Job:
Omit every picture and return the rest of the data unaltered.

::: Data excerpt :::

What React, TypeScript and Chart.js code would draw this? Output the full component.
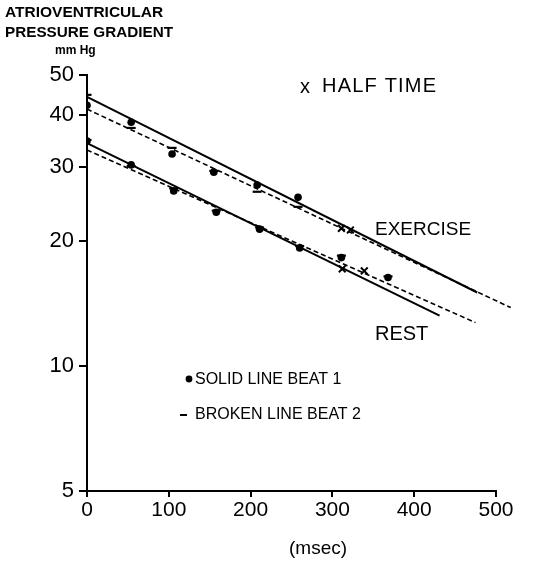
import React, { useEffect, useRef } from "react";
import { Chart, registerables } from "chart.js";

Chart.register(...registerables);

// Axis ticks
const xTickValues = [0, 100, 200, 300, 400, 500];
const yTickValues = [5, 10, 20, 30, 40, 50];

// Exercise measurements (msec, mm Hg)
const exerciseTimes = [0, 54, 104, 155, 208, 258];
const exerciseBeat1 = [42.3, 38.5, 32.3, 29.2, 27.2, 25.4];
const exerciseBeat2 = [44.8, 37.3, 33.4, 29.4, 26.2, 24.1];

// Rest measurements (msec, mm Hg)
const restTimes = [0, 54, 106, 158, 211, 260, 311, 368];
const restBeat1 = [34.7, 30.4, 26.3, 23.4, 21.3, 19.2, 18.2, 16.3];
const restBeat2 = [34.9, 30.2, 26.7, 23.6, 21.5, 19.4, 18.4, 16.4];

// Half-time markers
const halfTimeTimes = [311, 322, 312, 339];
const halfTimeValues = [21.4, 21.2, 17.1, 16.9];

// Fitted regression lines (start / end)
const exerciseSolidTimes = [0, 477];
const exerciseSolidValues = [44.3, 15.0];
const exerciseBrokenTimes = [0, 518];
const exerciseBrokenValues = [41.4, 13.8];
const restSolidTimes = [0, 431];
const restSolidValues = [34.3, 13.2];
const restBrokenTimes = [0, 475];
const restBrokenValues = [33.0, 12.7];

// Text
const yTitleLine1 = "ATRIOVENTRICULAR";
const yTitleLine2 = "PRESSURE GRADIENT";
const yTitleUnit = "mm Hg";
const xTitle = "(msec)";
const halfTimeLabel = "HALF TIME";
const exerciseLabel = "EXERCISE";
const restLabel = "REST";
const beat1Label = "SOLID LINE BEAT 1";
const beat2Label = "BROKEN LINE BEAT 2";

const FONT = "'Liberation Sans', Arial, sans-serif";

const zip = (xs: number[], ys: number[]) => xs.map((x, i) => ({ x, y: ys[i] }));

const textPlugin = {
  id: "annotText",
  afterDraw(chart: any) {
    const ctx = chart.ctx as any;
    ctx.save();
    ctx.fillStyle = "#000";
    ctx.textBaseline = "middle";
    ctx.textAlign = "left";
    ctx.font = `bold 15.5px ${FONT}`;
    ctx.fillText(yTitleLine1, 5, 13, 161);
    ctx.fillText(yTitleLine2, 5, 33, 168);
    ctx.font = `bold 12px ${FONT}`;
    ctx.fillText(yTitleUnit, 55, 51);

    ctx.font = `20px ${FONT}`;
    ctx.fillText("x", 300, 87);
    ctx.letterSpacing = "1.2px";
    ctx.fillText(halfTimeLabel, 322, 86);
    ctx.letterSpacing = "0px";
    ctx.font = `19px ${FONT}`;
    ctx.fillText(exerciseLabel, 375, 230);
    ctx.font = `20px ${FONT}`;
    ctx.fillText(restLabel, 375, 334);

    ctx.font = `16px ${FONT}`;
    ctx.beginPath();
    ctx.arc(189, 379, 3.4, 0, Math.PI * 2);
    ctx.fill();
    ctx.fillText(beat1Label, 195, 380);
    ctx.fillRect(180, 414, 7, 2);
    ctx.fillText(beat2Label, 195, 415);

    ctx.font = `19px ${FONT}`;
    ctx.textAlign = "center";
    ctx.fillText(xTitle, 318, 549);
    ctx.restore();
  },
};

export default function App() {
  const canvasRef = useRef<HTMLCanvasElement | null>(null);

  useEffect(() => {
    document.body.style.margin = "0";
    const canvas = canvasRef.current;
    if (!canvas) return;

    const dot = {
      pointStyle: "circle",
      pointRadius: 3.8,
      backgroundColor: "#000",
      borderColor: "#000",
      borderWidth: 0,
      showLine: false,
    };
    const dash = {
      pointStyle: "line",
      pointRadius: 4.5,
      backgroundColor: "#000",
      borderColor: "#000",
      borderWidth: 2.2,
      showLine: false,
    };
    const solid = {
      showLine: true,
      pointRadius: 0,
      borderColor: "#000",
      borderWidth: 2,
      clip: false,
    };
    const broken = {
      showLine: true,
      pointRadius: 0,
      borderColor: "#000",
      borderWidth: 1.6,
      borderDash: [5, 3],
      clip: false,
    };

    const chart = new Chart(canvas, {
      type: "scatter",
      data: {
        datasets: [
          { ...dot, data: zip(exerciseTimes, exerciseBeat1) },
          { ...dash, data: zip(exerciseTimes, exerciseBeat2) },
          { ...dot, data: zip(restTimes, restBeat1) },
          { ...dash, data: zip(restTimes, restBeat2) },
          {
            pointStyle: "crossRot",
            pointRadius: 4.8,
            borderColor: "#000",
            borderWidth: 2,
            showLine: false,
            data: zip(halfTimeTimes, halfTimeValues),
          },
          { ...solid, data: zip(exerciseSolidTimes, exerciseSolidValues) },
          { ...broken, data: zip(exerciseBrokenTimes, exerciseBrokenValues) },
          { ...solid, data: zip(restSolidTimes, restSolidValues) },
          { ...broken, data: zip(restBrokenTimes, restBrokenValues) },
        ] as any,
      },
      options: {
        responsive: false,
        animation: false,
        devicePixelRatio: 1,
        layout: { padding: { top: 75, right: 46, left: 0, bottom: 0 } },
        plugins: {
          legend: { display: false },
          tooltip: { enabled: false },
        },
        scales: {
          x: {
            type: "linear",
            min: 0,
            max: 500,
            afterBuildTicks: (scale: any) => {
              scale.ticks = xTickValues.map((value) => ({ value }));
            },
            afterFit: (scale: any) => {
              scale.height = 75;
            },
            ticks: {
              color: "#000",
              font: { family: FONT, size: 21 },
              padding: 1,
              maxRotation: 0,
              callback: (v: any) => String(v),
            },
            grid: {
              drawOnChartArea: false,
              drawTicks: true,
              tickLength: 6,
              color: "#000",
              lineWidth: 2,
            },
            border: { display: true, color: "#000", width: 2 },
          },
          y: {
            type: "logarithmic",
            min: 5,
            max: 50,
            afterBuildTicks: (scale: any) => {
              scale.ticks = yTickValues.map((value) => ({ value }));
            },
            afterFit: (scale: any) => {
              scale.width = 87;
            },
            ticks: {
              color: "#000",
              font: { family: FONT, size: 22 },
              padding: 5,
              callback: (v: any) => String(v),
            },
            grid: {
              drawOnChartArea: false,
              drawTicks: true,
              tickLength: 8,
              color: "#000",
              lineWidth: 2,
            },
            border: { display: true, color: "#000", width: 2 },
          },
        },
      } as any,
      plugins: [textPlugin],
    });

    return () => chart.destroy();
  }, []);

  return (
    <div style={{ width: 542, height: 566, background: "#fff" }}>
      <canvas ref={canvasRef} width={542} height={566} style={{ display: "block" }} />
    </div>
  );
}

:::

Solution for this exercise:
What React, TypeScript and Chart.js code would draw this? Output the full component.
import React, { useEffect, useRef } from "react";
import { Chart, registerables } from "chart.js";

Chart.register(...registerables);

// Axis ticks
const xTickValues = [0, 100, 200, 300, 400, 500];
const yTickValues = [5, 10, 20, 30, 40, 50];

// Exercise measurements (msec, mm Hg)
const exerciseTimes = [0, 54, 104, 155, 208, 258];
const exerciseBeat1 = [42.3, 38.5, 32.3, 29.2, 27.2, 25.4];
const exerciseBeat2 = [44.8, 37.3, 33.4, 29.4, 26.2, 24.1];

// Rest measurements (msec, mm Hg)
const restTimes = [0, 54, 106, 158, 211, 260, 311, 368];
const restBeat1 = [34.7, 30.4, 26.3, 23.4, 21.3, 19.2, 18.2, 16.3];
const restBeat2 = [34.9, 30.2, 26.7, 23.6, 21.5, 19.4, 18.4, 16.4];

// Half-time markers
const halfTimeTimes = [311, 322, 312, 339];
const halfTimeValues = [21.4, 21.2, 17.1, 16.9];

// Fitted regression lines (start / end)
const exerciseSolidTimes = [0, 477];
const exerciseSolidValues = [44.3, 15.0];
const exerciseBrokenTimes = [0, 518];
const exerciseBrokenValues = [41.4, 13.8];
const restSolidTimes = [0, 431];
const restSolidValues = [34.3, 13.2];
const restBrokenTimes = [0, 475];
const restBrokenValues = [33.0, 12.7];

// Text
const yTitleLine1 = "ATRIOVENTRICULAR";
const yTitleLine2 = "PRESSURE GRADIENT";
const yTitleUnit = "mm Hg";
const xTitle = "(msec)";
const halfTimeLabel = "HALF TIME";
const exerciseLabel = "EXERCISE";
const restLabel = "REST";
const beat1Label = "SOLID LINE BEAT 1";
const beat2Label = "BROKEN LINE BEAT 2";

const FONT = "'Liberation Sans', Arial, sans-serif";

const zip = (xs: number[], ys: number[]) => xs.map((x, i) => ({ x, y: ys[i] }));

const textPlugin = {
  id: "annotText",
  afterDraw(chart: any) {
    const ctx = chart.ctx as any;
    ctx.save();
    ctx.fillStyle = "#000";
    ctx.textBaseline = "middle";
    ctx.textAlign = "left";
    ctx.font = `bold 15.5px ${FONT}`;
    ctx.fillText(yTitleLine1, 5, 13, 161);
    ctx.fillText(yTitleLine2, 5, 33, 168);
    ctx.font = `bold 12px ${FONT}`;
    ctx.fillText(yTitleUnit, 55, 51);

    ctx.font = `20px ${FONT}`;
    ctx.fillText("x", 300, 87);
    ctx.letterSpacing = "1.2px";
    ctx.fillText(halfTimeLabel, 322, 86);
    ctx.letterSpacing = "0px";
    ctx.font = `19px ${FONT}`;
    ctx.fillText(exerciseLabel, 375, 230);
    ctx.font = `20px ${FONT}`;
    ctx.fillText(restLabel, 375, 334);

    ctx.font = `16px ${FONT}`;
    ctx.beginPath();
    ctx.arc(189, 379, 3.4, 0, Math.PI * 2);
    ctx.fill();
    ctx.fillText(beat1Label, 195, 380);
    ctx.fillRect(180, 414, 7, 2);
    ctx.fillText(beat2Label, 195, 415);

    ctx.font = `19px ${FONT}`;
    ctx.textAlign = "center";
    ctx.fillText(xTitle, 318, 549);
    ctx.restore();
  },
};

export default function App() {
  const canvasRef = useRef<HTMLCanvasElement | null>(null);

  useEffect(() => {
    document.body.style.margin = "0";
    const canvas = canvasRef.current;
    if (!canvas) return;

    const dot = {
      pointStyle: "circle",
      pointRadius: 3.8,
      backgroundColor: "#000",
      borderColor: "#000",
      borderWidth: 0,
      showLine: false,
    };
    const dash = {
      pointStyle: "line",
      pointRadius: 4.5,
      backgroundColor: "#000",
      borderColor: "#000",
      borderWidth: 2.2,
      showLine: false,
    };
    const solid = {
      showLine: true,
      pointRadius: 0,
      borderColor: "#000",
      borderWidth: 2,
      clip: false,
    };
    const broken = {
      showLine: true,
      pointRadius: 0,
      borderColor: "#000",
      borderWidth: 1.6,
      borderDash: [5, 3],
      clip: false,
    };

    const chart = new Chart(canvas, {
      type: "scatter",
      data: {
        datasets: [
          { ...dot, data: zip(exerciseTimes, exerciseBeat1) },
          { ...dash, data: zip(exerciseTimes, exerciseBeat2) },
          { ...dot, data: zip(restTimes, restBeat1) },
          { ...dash, data: zip(restTimes, restBeat2) },
          {
            pointStyle: "crossRot",
            pointRadius: 4.8,
            borderColor: "#000",
            borderWidth: 2,
            showLine: false,
            data: zip(halfTimeTimes, halfTimeValues),
          },
          { ...solid, data: zip(exerciseSolidTimes, exerciseSolidValues) },
          { ...broken, data: zip(exerciseBrokenTimes, exerciseBrokenValues) },
          { ...solid, data: zip(restSolidTimes, restSolidValues) },
          { ...broken, data: zip(restBrokenTimes, restBrokenValues) },
        ] as any,
      },
      options: {
        responsive: false,
        animation: false,
        devicePixelRatio: 1,
        layout: { padding: { top: 75, right: 46, left: 0, bottom: 0 } },
        plugins: {
          legend: { display: false },
          tooltip: { enabled: false },
        },
        scales: {
          x: {
            type: "linear",
            min: 0,
            max: 500,
            afterBuildTicks: (scale: any) => {
              scale.ticks = xTickValues.map((value) => ({ value }));
            },
            afterFit: (scale: any) => {
              scale.height = 75;
            },
            ticks: {
              color: "#000",
              font: { family: FONT, size: 21 },
              padding: 1,
              maxRotation: 0,
              callback: (v: any) => String(v),
            },
            grid: {
              drawOnChartArea: false,
              drawTicks: true,
              tickLength: 6,
              color: "#000",
              lineWidth: 2,
            },
            border: { display: true, color: "#000", width: 2 },
          },
          y: {
            type: "logarithmic",
            min: 5,
            max: 50,
            afterBuildTicks: (scale: any) => {
              scale.ticks = yTickValues.map((value) => ({ value }));
            },
            afterFit: (scale: any) => {
              scale.width = 87;
            },
            ticks: {
              color: "#000",
              font: { family: FONT, size: 22 },
              padding: 5,
              callback: (v: any) => String(v),
            },
            grid: {
              drawOnChartArea: false,
              drawTicks: true,
              tickLength: 8,
              color: "#000",
              lineWidth: 2,
            },
            border: { display: true, color: "#000", width: 2 },
          },
        },
      } as any,
      plugins: [textPlugin],
    });

    return () => chart.destroy();
  }, []);

  return (
    <div style={{ width: 542, height: 566, background: "#fff" }}>
      <canvas ref={canvasRef} width={542} height={566} style={{ display: "block" }} />
    </div>
  );
}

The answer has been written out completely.